The design of Japanese houses is explored here as a series of inquiries and arguments as to how life may be defined or transformed by the space of the home.

It’s not, however, the story of how the majority of Japanese people live. One of the main objectives of the exhibition is to celebrate the awkward and contrary, the exceptions that collectively provide an inverse image of postwar mass society in Japan. As MOMAT curator Kenjiro Hosaka puts it in his catalogue essay “On the Geneologies of the Japanese House after 1945,” “Japanese houses criticize.” Taking the term “geneology” from Michel Foucault, who in turn took it from Friedrich Nietzsche’s dismantling of Christian morality and Western philosophy, the exhibition as a whole is presented as an extended exploration of the house as a form of discourse, with propositions, rebuttals, anecdotes and jokes.

The first section, “Japaneseness,” offers visitors examples of Japanese modern, such as Kenzo Tange’s 1953 house, which was laid out in shinden-zukuri style, an aristocratic Heian Period (794- 1185) design. Seiichi Shirai’s single-story estate featured borrowed scenery through the opening of shoji, a library with tokonoma (a built-in recessed space in a reception room) and a gatehouse. Black-and-white photography and the ordered minimalism of these hybrid traditional/modern spaces is a match made in utopia, giving us a vision of paradisiacal social organization in harmony with nature. However, the text that introduces the section provides a lively demolition of “Japaneseness” as a normative term.

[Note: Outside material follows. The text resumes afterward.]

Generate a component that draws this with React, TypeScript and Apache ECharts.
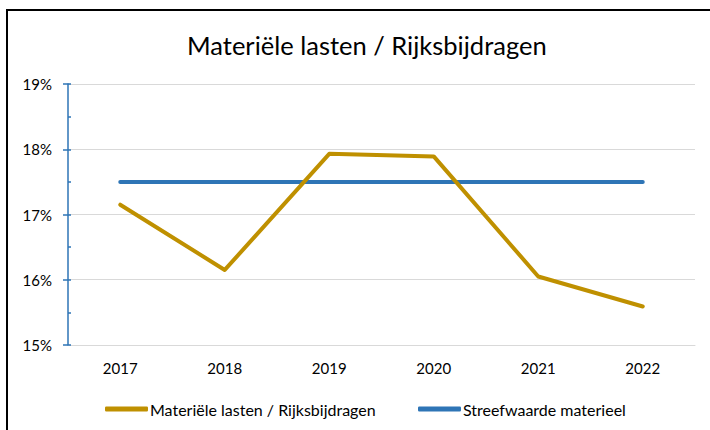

The story of Bruno Taut coming to Japan in 1933 and lauding the austere rectilinear spaces of the Katsura Imperial Villa in Kyoto is not retold, although several stunning images of the villa by Japanese-American photographer Yasuhiro Ishimoto do appear in this section. “There’s no such thing as the Japanese house,” the introductory text panel states, pulling the tatami out from under our feet.